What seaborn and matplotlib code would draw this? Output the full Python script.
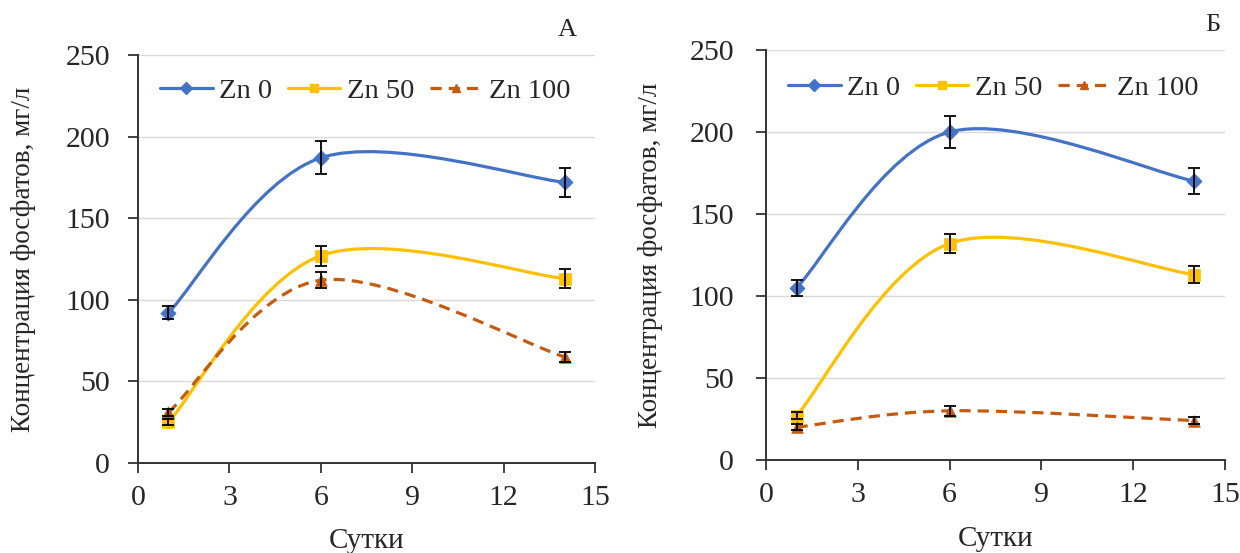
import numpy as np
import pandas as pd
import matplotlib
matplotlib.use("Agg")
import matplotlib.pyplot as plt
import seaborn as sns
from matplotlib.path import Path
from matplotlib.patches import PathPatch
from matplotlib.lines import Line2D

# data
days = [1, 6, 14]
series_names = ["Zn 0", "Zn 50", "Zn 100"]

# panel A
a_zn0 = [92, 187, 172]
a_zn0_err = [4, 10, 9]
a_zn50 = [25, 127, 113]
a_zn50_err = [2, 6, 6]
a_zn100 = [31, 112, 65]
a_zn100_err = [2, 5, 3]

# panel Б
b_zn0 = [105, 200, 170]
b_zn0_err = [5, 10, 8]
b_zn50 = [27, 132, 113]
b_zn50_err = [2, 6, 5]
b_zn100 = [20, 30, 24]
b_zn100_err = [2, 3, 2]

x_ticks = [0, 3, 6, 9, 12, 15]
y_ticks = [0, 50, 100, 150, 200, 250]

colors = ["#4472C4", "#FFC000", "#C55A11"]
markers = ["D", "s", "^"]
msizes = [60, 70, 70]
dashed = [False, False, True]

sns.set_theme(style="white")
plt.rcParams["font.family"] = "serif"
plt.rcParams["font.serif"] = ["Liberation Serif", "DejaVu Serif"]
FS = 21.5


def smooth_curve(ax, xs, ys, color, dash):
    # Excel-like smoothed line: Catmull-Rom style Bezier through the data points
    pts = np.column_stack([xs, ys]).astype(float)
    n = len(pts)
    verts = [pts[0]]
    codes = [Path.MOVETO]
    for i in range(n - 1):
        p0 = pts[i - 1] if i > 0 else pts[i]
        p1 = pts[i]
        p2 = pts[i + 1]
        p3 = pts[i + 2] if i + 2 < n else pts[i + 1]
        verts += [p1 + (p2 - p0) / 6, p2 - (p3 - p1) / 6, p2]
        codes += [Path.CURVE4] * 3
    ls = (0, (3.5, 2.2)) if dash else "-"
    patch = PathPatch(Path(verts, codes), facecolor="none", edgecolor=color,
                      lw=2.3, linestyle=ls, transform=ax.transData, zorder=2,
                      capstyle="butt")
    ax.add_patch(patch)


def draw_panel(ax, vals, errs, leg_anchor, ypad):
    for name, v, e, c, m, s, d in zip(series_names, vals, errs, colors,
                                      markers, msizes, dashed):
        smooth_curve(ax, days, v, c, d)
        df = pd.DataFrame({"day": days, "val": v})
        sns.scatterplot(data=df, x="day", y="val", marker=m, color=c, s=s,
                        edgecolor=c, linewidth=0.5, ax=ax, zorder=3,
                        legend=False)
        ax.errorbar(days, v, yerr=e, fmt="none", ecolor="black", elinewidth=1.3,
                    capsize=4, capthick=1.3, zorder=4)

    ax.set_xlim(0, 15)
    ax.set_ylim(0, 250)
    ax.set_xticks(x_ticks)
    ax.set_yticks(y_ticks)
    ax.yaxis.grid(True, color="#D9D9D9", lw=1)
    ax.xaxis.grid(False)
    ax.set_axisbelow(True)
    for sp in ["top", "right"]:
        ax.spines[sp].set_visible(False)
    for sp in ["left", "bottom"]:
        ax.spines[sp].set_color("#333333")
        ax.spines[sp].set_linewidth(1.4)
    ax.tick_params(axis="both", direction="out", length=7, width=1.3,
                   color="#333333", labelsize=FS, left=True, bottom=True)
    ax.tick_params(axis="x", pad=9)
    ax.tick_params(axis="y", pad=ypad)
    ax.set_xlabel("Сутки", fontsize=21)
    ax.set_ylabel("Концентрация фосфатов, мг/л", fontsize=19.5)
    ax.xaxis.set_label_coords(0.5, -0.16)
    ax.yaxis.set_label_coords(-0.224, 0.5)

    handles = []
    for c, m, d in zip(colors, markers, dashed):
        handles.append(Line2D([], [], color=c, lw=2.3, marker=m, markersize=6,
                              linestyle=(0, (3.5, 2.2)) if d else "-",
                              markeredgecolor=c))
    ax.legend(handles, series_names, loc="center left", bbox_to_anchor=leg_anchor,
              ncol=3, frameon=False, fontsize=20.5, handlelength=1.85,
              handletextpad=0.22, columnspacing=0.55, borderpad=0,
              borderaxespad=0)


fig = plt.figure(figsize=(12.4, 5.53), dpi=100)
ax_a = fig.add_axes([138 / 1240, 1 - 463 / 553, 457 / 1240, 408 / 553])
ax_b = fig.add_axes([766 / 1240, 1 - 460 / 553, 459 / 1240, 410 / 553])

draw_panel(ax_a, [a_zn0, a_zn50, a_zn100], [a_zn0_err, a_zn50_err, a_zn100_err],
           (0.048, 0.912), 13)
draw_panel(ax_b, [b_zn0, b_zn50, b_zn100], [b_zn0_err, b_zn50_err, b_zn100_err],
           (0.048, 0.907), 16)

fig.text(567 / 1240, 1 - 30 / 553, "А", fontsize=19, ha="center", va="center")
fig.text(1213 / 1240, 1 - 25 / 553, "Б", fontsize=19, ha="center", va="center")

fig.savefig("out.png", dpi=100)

## [Task statement]
Return only the lines running from the top of the data to the line that holds "ax.add_patch(patch)". Include both of those lines, but skip the pictures.

## [Answer to this task]
What seaborn and matplotlib code would draw this? Output the full Python script.
import numpy as np
import pandas as pd
import matplotlib
matplotlib.use("Agg")
import matplotlib.pyplot as plt
import seaborn as sns
from matplotlib.path import Path
from matplotlib.patches import PathPatch
from matplotlib.lines import Line2D

# data
days = [1, 6, 14]
series_names = ["Zn 0", "Zn 50", "Zn 100"]

# panel A
a_zn0 = [92, 187, 172]
a_zn0_err = [4, 10, 9]
a_zn50 = [25, 127, 113]
a_zn50_err = [2, 6, 6]
a_zn100 = [31, 112, 65]
a_zn100_err = [2, 5, 3]

# panel Б
b_zn0 = [105, 200, 170]
b_zn0_err = [5, 10, 8]
b_zn50 = [27, 132, 113]
b_zn50_err = [2, 6, 5]
b_zn100 = [20, 30, 24]
b_zn100_err = [2, 3, 2]

x_ticks = [0, 3, 6, 9, 12, 15]
y_ticks = [0, 50, 100, 150, 200, 250]

colors = ["#4472C4", "#FFC000", "#C55A11"]
markers = ["D", "s", "^"]
msizes = [60, 70, 70]
dashed = [False, False, True]

sns.set_theme(style="white")
plt.rcParams["font.family"] = "serif"
plt.rcParams["font.serif"] = ["Liberation Serif", "DejaVu Serif"]
FS = 21.5


def smooth_curve(ax, xs, ys, color, dash):
    # Excel-like smoothed line: Catmull-Rom style Bezier through the data points
    pts = np.column_stack([xs, ys]).astype(float)
    n = len(pts)
    verts = [pts[0]]
    codes = [Path.MOVETO]
    for i in range(n - 1):
        p0 = pts[i - 1] if i > 0 else pts[i]
        p1 = pts[i]
        p2 = pts[i + 1]
        p3 = pts[i + 2] if i + 2 < n else pts[i + 1]
        verts += [p1 + (p2 - p0) / 6, p2 - (p3 - p1) / 6, p2]
        codes += [Path.CURVE4] * 3
    ls = (0, (3.5, 2.2)) if dash else "-"
    patch = PathPatch(Path(verts, codes), facecolor="none", edgecolor=color,
                      lw=2.3, linestyle=ls, transform=ax.transData, zorder=2,
                      capstyle="butt")
    ax.add_patch(patch)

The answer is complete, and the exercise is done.